The Masters birds you hear chirping during the coverage are fake, according to multiple observers who claim CBS was busted years ago funneling fake chirps. There are claims that a bird expert busted CBS way back in 2000. The bird expert supposedly knew the sounds and those birds wouldn’t be in Augusta at this time of year.
I’m even being told by locals that there aren’t birds in Augusta, Georgia. I’m told that the birds won’t go into Augusta National because it’s in a ghetto part of town. And these people are serious.
A little research into this phenomenon shows that the New York Post hired experts in 2000 to analyze what they were hearing from the birds during CBS broadcasts – but the story doesn’t mention the Masters.
The network came clean earlier this week and confessed that it has been mixing in taped sounds of birds singing with live golf telecasts, most recently at the World Golf Championship NEC Invitational two weeks ago in Akron, Ohio.
Not only that, but according to bird-call experts asked by the New York Post to watch and listen to videotape of CBS broadcasts, the network isn’t even getting the birds in the correct geographic area.
The Post reported that the taped bird calls were used by CBS during the playing of the NEC Invitational, the PGA Championship in Louisville, Ky., and the Buick Open in Warwick Hills, Mich.

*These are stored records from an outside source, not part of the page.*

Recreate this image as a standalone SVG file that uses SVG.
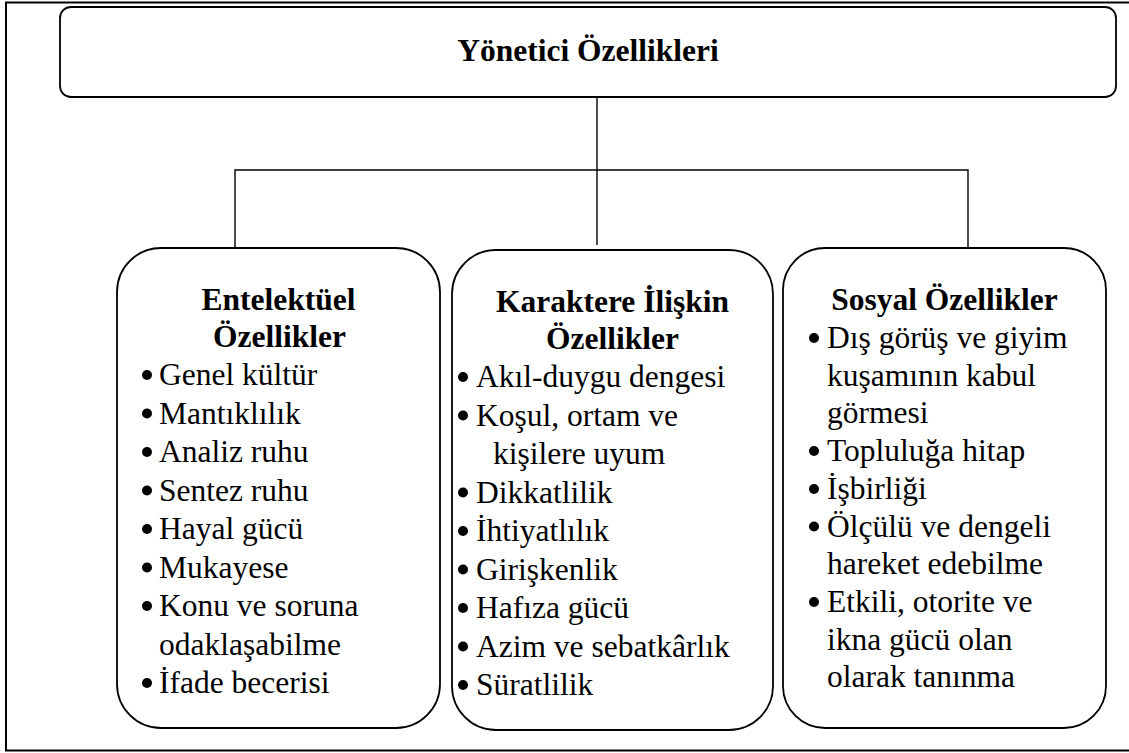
<svg xmlns="http://www.w3.org/2000/svg" width="1129" height="753" viewBox="0 0 1129 753">
<style>
.box{fill:#fff;stroke:#000;stroke-width:1.8}
.frame{fill:none;stroke:#000;stroke-width:2}
.conn{fill:none;stroke:#000;stroke-width:1.4}
text{font-family:'Liberation Serif','Times New Roman',Tinos,'DejaVu Serif',serif;font-size:31.5px;fill:#000}
.h{font-weight:bold;text-anchor:middle}
.b{fill:#000}
</style>
<rect width="1129" height="753" fill="#fff"/>
<path class="frame" d="M1129 2.5 H6 V750.5 H1129"/>
<g id="connectors">
<line class="conn" x1="597" y1="97" x2="597" y2="245"/>
<polyline class="conn" points="235,248 235,170 968,170 968,248"/>
</g>
<g id="root">
<rect class="box" x="60" y="7" width="1056" height="90" rx="11"/>
<text class="h" x="588" y="61" font-family="Liberation Serif, serif">Yönetici Özellikleri</text>
</g>
<g id="entelektuel">
<rect class="box" x="117" y="248" width="323" height="480" rx="44"/>
<text class="h" x="278.5" y="310">Entelektüel</text>
<text class="h" x="279.5" y="347">Özellikler</text>
<g class="b">
<circle cx="147" cy="375" r="5"/><circle cx="147" cy="413.5" r="5"/><circle cx="147" cy="452" r="5"/><circle cx="147" cy="490.5" r="5"/><circle cx="147" cy="529" r="5"/><circle cx="147" cy="567.5" r="5"/><circle cx="147" cy="606" r="5"/><circle cx="147" cy="683" r="5"/>
</g>
<text x="159" y="385">Genel kültür</text>
<text x="159" y="423.5">Mantıklılık</text>
<text x="159" y="462">Analiz ruhu</text>
<text x="159" y="500.5">Sentez ruhu</text>
<text x="159" y="539">Hayal gücü</text>
<text x="159" y="577.5">Mukayese</text>
<text x="159" y="616">Konu ve soruna</text>
<text x="159" y="654.5">odaklaşabilme</text>
<text x="159" y="693">İfade becerisi</text>
</g>
<g id="karakter">
<rect class="box" x="452" y="250" width="321" height="480" rx="44"/>
<text class="h" x="612.5" y="312">Karaktere İlişkin</text>
<text class="h" x="612.5" y="349">Özellikler</text>
<g class="b">
<circle cx="463" cy="377" r="5"/><circle cx="463" cy="415.5" r="5"/><circle cx="463" cy="492.5" r="5"/><circle cx="463" cy="531" r="5"/><circle cx="463" cy="569.5" r="5"/><circle cx="463" cy="608" r="5"/><circle cx="463" cy="646.5" r="5"/><circle cx="463" cy="685" r="5"/>
</g>
<text x="476" y="387">Akıl-duygu dengesi</text>
<text x="476" y="425.5">Koşul, ortam ve</text>
<text x="493" y="464">kişilere uyum</text>
<text x="476" y="502.5">Dikkatlilik</text>
<text x="476" y="541">İhtiyatlılık</text>
<text x="476" y="579.5">Girişkenlik</text>
<text x="476" y="618">Hafıza gücü</text>
<text x="476" y="656.5">Azim ve sebatkârlık</text>
<text x="476" y="695">Süratlilik</text>
</g>
<g id="sosyal">
<rect class="box" x="783" y="248" width="323" height="480" rx="42"/>
<text class="h" x="944.5" y="310">Sosyal Özellikler</text>
<g class="b">
<circle cx="814" cy="338" r="5"/><circle cx="814" cy="451" r="5"/><circle cx="814" cy="489" r="5"/><circle cx="814" cy="526.5" r="5"/><circle cx="814" cy="602" r="5"/>
</g>
<text x="827" y="348">Dış görüş ve giyim</text>
<text x="827" y="385.7">kuşamının kabul</text>
<text x="827" y="423.4">görmesi</text>
<text x="827" y="461.1">Topluluğa hitap</text>
<text x="827" y="498.8">İşbirliği</text>
<text x="827" y="536.5">Ölçülü ve dengeli</text>
<text x="827" y="574.2">hareket edebilme</text>
<text x="827" y="611.9">Etkili, otorite ve</text>
<text x="827" y="649.6">ikna gücü olan</text>
<text x="827" y="687.3">olarak tanınma</text>
</g>
</svg>
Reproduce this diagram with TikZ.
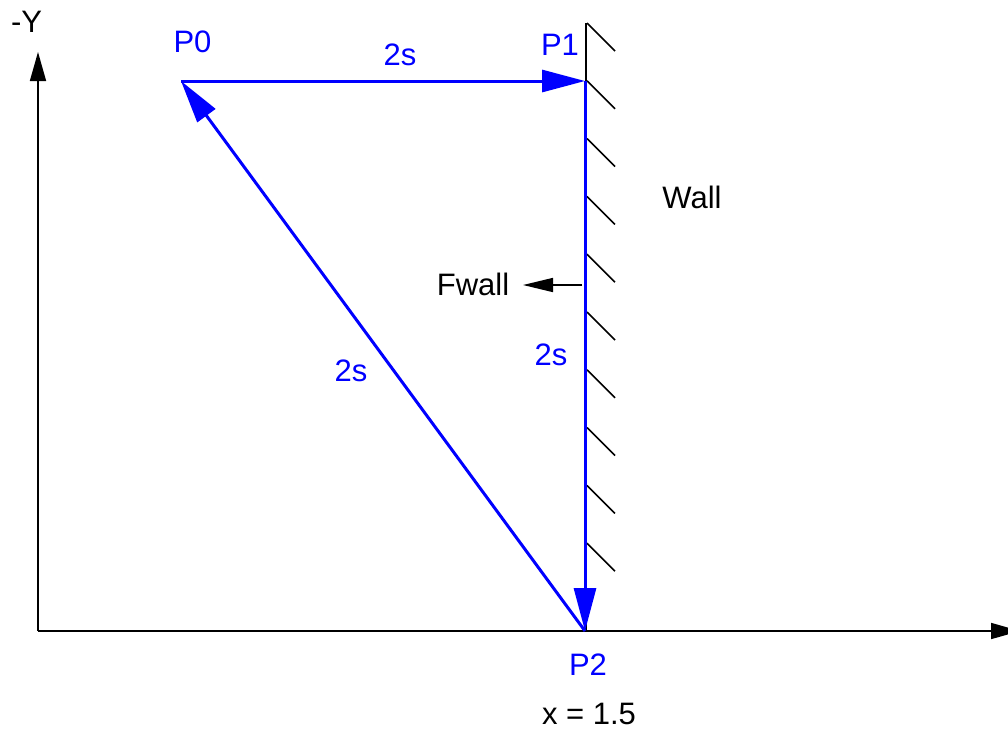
\documentclass[tikz,border=0pt]{standalone}
\usepackage{fontspec}
\setmainfont{Liberation Sans}
\usetikzlibrary{arrows.meta}
\definecolor{vblue}{RGB}{0,0,255}
\tikzset{
  lbl/.style={anchor=base,inner sep=0pt,font=\fontsize{31}{35}\selectfont},
  bluelbl/.style={lbl,text=vblue},
  vec/.style={draw=vblue,line width=3pt,-{Triangle[length=43pt,width=22pt]}},
  axis/.style={draw=black,line width=1.6pt,-{Triangle[length=29pt,width=16pt]}},
  hatch/.style={draw=black,line width=1.6pt},
  force/.style={draw=black,line width=1.6pt,-{Triangle[length=30pt,width=14pt]}}
}
\begin{document}
\begin{tikzpicture}[x=1pt,y=-1pt]
\useasboundingbox (0,0) rectangle (1008,729);
% coordinates
\coordinate (O) at (38,631);
\coordinate (Ytip) at (38,52);
\coordinate (Xtip) at (1020,631);
\coordinate (P0) at (181,81);
\coordinate (P1) at (585,81);
\coordinate (P2) at (585,631);
\coordinate (WallTop) at (586,23);
\coordinate (WallBot) at (586,631);
\coordinate (Fs) at (582,285);
\coordinate (Fe) at (523,285);
% axes
\draw[axis] (O) -- (Ytip);
\draw[axis] (O) -- (Xtip);
% wall
\draw[hatch] (WallTop) -- (WallBot);
\foreach \i in {0,...,9}{
  \draw[hatch] (587,23+57.8*\i) -- ++(28,28);
}
% vectors
\draw[vec] (P0) -- (P1);
\draw[vec] (P1) -- (P2);
\draw[vec] (P2) -- (P0);
% force
\draw[force] (Fs) -- (Fe);
% labels
\node[lbl] (ly) at (26.5,32) {-Y};
\node[bluelbl] (lp0) at (192.5,52) {P0};
\node[bluelbl] (lp1) at (560,55) {P1};
\node[bluelbl] (lp2) at (588,675) {P2};
\node[bluelbl] (s1) at (400,65) {2s};
\node[bluelbl] (s2) at (551,365) {2s};
\node[bluelbl] (s3) at (351,381) {2s};
\node[lbl] (wall) at (692,208) {Wall};
\node[lbl] (fwall) at (473,295) {Fwall};
\node[lbl] (xval) at (589,724) {x = 1.5};
\end{tikzpicture}
\end{document}
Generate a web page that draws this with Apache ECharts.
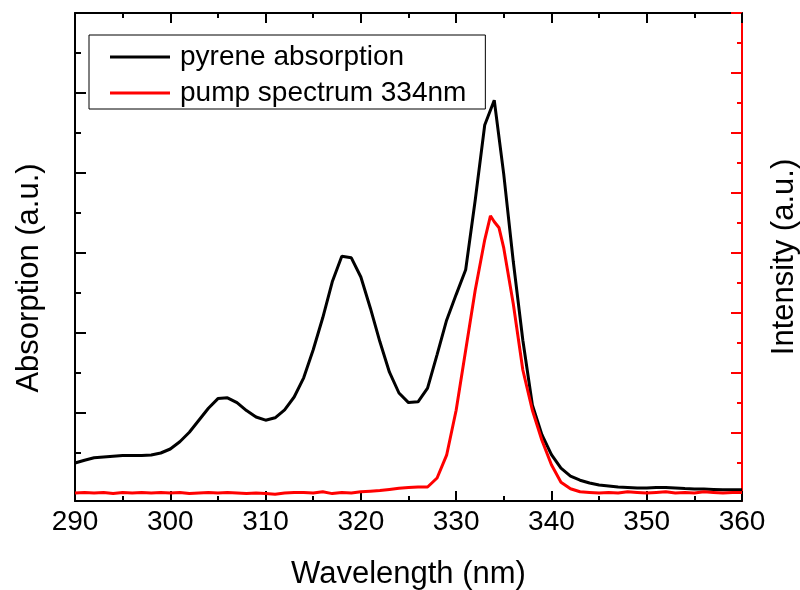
<!DOCTYPE html>
<html>
<head>
<meta charset="utf-8">
<script src="https://cdn.jsdelivr.net/npm/echarts@6/dist/echarts.min.js"></script>
<style>html,body{margin:0;padding:0;background:#fff;}#c{width:800px;height:590px;}</style>
</head>
<body>
<div id="c"></div>
<script>
// ---- data ----
const absWavelength = [290,291,292,293,294,295,296,297,298,299,300,301,302,303,304,305,306,307,308,309,310,311,312,313,314,315,316,317,318,319,320,321,322,323,324,325,326,327,328,329,330,331,332,333,334,335,336,337,338,339,340,341,342,343,344,345,346,347,348,349,350,351,352,353,354,355,356,357,358,359,360];
const absorption = [0.375,0.41,0.44,0.45,0.46,0.47,0.47,0.47,0.475,0.5,0.55,0.64,0.76,0.91,1.06,1.18,1.19,1.13,1.03,0.95,0.91,0.94,1.04,1.2,1.44,1.79,2.19,2.64,2.96,2.94,2.7,2.31,1.89,1.51,1.25,1.13,1.14,1.31,1.73,2.16,2.48,2.79,3.66,4.6,4.91,3.98,2.89,1.91,1.1,0.73,0.48,0.31,0.21,0.16,0.125,0.1,0.088,0.075,0.07,0.063,0.063,0.07,0.07,0.063,0.056,0.05,0.05,0.045,0.04,0.04,0.04];
const pumpWavelength = [290,291,292,293,294,295,296,297,298,299,300,301,302,303,304,305,306,307,308,309,310,311,312,313,314,315,316,317,318,319,320,321,322,323,324,325,326,327,328,329,330,331,332,333,333.6,334,334.5,335,336,337,338,339,340,341,342,343,344,345,346,347,348,349,350,351,352,353,354,355,356,357,358,359,360];
const pumpIntensity = [0.0,0.01,0.0,0.01,-0.01,0.01,0.0,0.01,0.0,0.01,0.0,0.01,-0.01,0.0,0.01,0.0,0.01,0.0,-0.01,0.0,-0.01,-0.02,0.0,0.01,0.01,0.0,0.02,-0.01,0.01,0.0,0.02,0.03,0.04,0.06,0.08,0.09,0.1,0.1,0.25,0.63,1.38,2.38,3.38,4.22,4.62,4.52,4.42,4.08,3.15,2.05,1.38,0.88,0.47,0.18,0.07,0.02,0.01,0.0,0.01,0.0,0.02,0.01,0.0,0.01,0.02,0.0,0.01,0.0,0.02,0.01,0.0,0.01,0.01];
const leftMajor = [0,1,2,3,4,5,6];
const leftMinor = [0.5,1.5,2.5,3.5,4.5,5.5];
const rightMajor = [0,1,2,3,4,5,6,7,8];
const rightMinor = [0.5,1.5,2.5,3.5,4.5,5.5,6.5,7.5];
const seriesNames = ['pyrene absorption','pump spectrum 334nm'];

const FONT = 'Liberation Sans, Arial, sans-serif';
const chart = echarts.init(document.getElementById('c'), null, {renderer:'canvas'});
const zip = (a,b) => a.map((v,i)=>[v,b[i]]);

const xBase = {
  type:'value', min:290, max:360, interval:10,
  axisLine:{show:true, onZero:false, lineStyle:{color:'#000', width:2}},
  axisTick:{show:true, inside:true, length:10, lineStyle:{color:'#000', width:2}},
  minorTick:{show:true, splitNumber:2, length:5, lineStyle:{color:'#000', width:2}},
  splitLine:{show:false}
};
const yLine = (c) => ({show:true, onZero:false, lineStyle:{color:c, width:2}});

chart.setOption({
  animation:false,
  backgroundColor:'#fff',
  grid:{left:75, right:58, top:13, bottom:89, containLabel:false, outerBoundsMode:'none'},
  legend:{
    orient:'vertical', left:89, top:35,
    data:seriesNames, icon:'rect',
    backgroundColor:'#fff', borderColor:'#000', borderWidth:1,
    padding:[8,19,2,21], itemGap:8, itemWidth:60, itemHeight:3,
    textStyle:{fontFamily:FONT, fontSize:28, lineHeight:28, color:'#000', padding:[0,0,0,5]}
  },
  xAxis:[
    Object.assign({}, xBase, {
      position:'bottom',
      axisLabel:{show:true, color:'#000', fontFamily:FONT, fontSize:28, margin:7},
      name:'Wavelength (nm)', nameLocation:'middle', nameGap:58,
      nameTextStyle:{fontFamily:FONT, fontSize:31, color:'#000'}
    }),
    Object.assign({}, xBase, {position:'top', axisLabel:{show:false}})
  ],
  yAxis:[
    {type:'value', position:'left', min:-0.1, max:6,
     axisLine:yLine('#000'),
     axisTick:{show:true, inside:true, length:11, customValues:leftMajor, lineStyle:{color:'#000', width:2}},
     axisLabel:{show:false}, splitLine:{show:false},
     name:'Absorption (a.u.)', nameLocation:'middle', nameGap:30,
     nameTextStyle:{fontFamily:FONT, fontSize:31, color:'#000', padding:[0,42,0,0]}},
    {type:'value', position:'left', min:-0.1, max:6,
     axisLine:{show:false, onZero:false},
     axisTick:{show:true, inside:true, length:6, customValues:leftMinor, lineStyle:{color:'#000', width:2}},
     axisLabel:{show:false}, splitLine:{show:false}},
    {type:'value', position:'right', min:-8/60, max:8,
     axisLine:yLine('#ff0000'),
     axisTick:{show:true, inside:true, length:11, customValues:rightMajor, lineStyle:{color:'#ff0000', width:2}},
     axisLabel:{show:false}, splitLine:{show:false},
     name:'Intensity (a.u.)', nameLocation:'middle', nameGap:27,
     nameTextStyle:{fontFamily:FONT, fontSize:31, color:'#000'}},
    {type:'value', position:'right', min:-8/60, max:8,
     axisLine:{show:false, onZero:false},
     axisTick:{show:true, inside:true, length:5, customValues:rightMinor, lineStyle:{color:'#ff0000', width:2}},
     axisLabel:{show:false}, splitLine:{show:false}}
  ],
  series:[
    {name:seriesNames[0], type:'line', xAxisIndex:0, yAxisIndex:0, data:zip(absWavelength, absorption),
     symbol:'none', lineStyle:{color:'#000', width:3}, itemStyle:{color:'#000'}, z:3},
    {name:seriesNames[1], type:'line', xAxisIndex:0, yAxisIndex:2, data:zip(pumpWavelength, pumpIntensity),
     symbol:'none', lineStyle:{color:'#ff0000', width:3}, itemStyle:{color:'#ff0000'}, z:4}
  ]
});
</script>
</body>
</html>
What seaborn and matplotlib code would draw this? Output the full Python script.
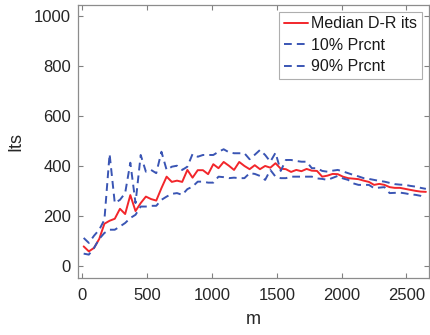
import numpy as np
import pandas as pd
import matplotlib
matplotlib.use("Agg")
import matplotlib.pyplot as plt
import seaborn as sns

sns.set_style("white")
plt.rcParams['font.family'] = ['Liberation Sans', 'DejaVu Sans']

m = [10 + 40 * k for k in range(67)]

median_its = [77, 57, 71, 107, 168, 180, 188, 228, 207, 283,
              219, 251, 277, 267, 261, 311, 357, 336, 341, 336,
              384, 353, 383, 383, 367, 407, 391, 416, 401, 384,
              416, 400, 387, 403, 387, 400, 393, 411, 389, 387,
              376, 384, 379, 388, 381, 380, 357, 361, 368, 367,
              357, 351, 349, 347, 341, 336, 324, 328, 324, 315,
              312, 312, 308, 304, 300, 297, 296]

p10 = [48, 44, 71, 107, 131, 144, 144, 157, 171, 191,
       204, 237, 237, 240, 240, 264, 277, 288, 291, 284,
       307, 317, 337, 337, 333, 333, 357, 355, 351, 353,
       351, 351, 371, 368, 360, 344, 384, 357, 351, 351,
       357, 357, 357, 357, 357, 350, 348, 344, 352, 360,
       350, 344, 330, 324, 324, 324, 311, 313, 315, 291,
       292, 293, 290, 286, 284, 280, 272]

p90 = [111, 91, 120, 144, 184, 448, 251, 264, 291, 413,
       251, 444, 377, 384, 371, 457, 384, 397, 401, 384,
       397, 448, 437, 444, 444, 444, 457, 467, 455, 451,
       451, 451, 427, 445, 464, 444, 417, 453, 380, 424,
       424, 420, 417, 417, 391, 391, 380, 377, 381, 384,
       378, 371, 364, 358, 351, 348, 344, 340, 337, 332,
       327, 325, 324, 320, 317, 312, 308]

labels = ["Median D-R its", "10% Prcnt", "90% Prcnt"]
x_label = "m"
y_label = "Its"

fig = plt.figure(figsize=(4.3, 3.35), dpi=100)
ax = fig.add_axes([0.181, 0.170, 0.817, 0.815])

red = "#f2262b"
blue = "#3a55b4"
sns.lineplot(x=m, y=median_its, ax=ax, color=red, lw=1.4, label=labels[0])
sns.lineplot(x=m, y=p10, ax=ax, color=blue, lw=1.4, label=labels[1],
             linestyle=(0, (4, 2.6)))
sns.lineplot(x=m, y=p90, ax=ax, color=blue, lw=1.4, label=labels[2],
             linestyle=(0, (4, 2.6)))

ax.set_xlim(-35, 2675)
ax.set_ylim(-50, 1046)
ax.set_xticks([0, 500, 1000, 1500, 2000, 2500])
ax.set_yticks([0, 200, 400, 600, 800, 1000])
ax.tick_params(direction='in', length=3.5, width=0.8, color='#808080',
               labelsize=12, labelcolor='#262626', top=True, right=True,
               bottom=True, left=True, pad=5)
ax.tick_params(axis='x', pad=7)
for s in ax.spines.values():
    s.set_color('#8c8c8c')
    s.set_linewidth(0.9)
ax.set_xlabel(x_label, fontsize=13, color='#262626', labelpad=6)
ax.set_ylabel(y_label, fontsize=13, color='#262626', labelpad=7)

leg = ax.legend(loc='upper right', bbox_to_anchor=(0.9785, 0.976),
                fontsize=11.5, frameon=True, fancybox=False,
                handlelength=1.5, handletextpad=0.2, borderpad=0.3,
                labelspacing=0.4, borderaxespad=0.0)
leg.get_frame().set_edgecolor('#9a9a9a')
leg.get_frame().set_linewidth(0.8)
for t in leg.get_texts():
    t.set_color('#1a1a1a')

fig.savefig("out.png", dpi=100)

CBS spokeswoman Leslie Ann Wade said the bird calls were used to get “ambient sound” for broadcasts, and were only a last resort.
The first resort: putting dishes of birdfeed near microphones at tournament sites. Wade said when that doesn’t produce the desired sounds of nature, they go to the tape.
Bird-watchers interviewed by the Post said the worst part is that someone at CBS didn’t research which birds were indigenous to Ohio, Kentucky and Michigan. One, John Malcolm of Gaithersburg, Md., said he heard a canyon wren, which lives only west of Texas, on a Buick Open tape; and a white-throated sparrow, found only in the North during the summer, on tapes from the PGA and NEC Invitational.
A year later, crotchety old timer Phil Mushnick brought up The Masters birds after readers raised more concerns about CBS.
Thus, CBS, during this Masters, begged relevant questions that should’ve been too absurd to ask: What’s the story with the birds? Are they the taped, imported kind that we’d been hearing, or are they live, Augusta National homeboys?
“The birds you hear,” a CBS spokesperson said with mock indignation but all-business clarity, “are live and they are indigenous to Augusta.”
So it’s entirely possible that the urban legend about Masters birds was born out of the 2000 controversy where CBS admitted to doing this at certain tournaments. Then, in 2001, CBS claimed the birds heard at Augusta were the real deal.
I’m starting to think this is an urban legend.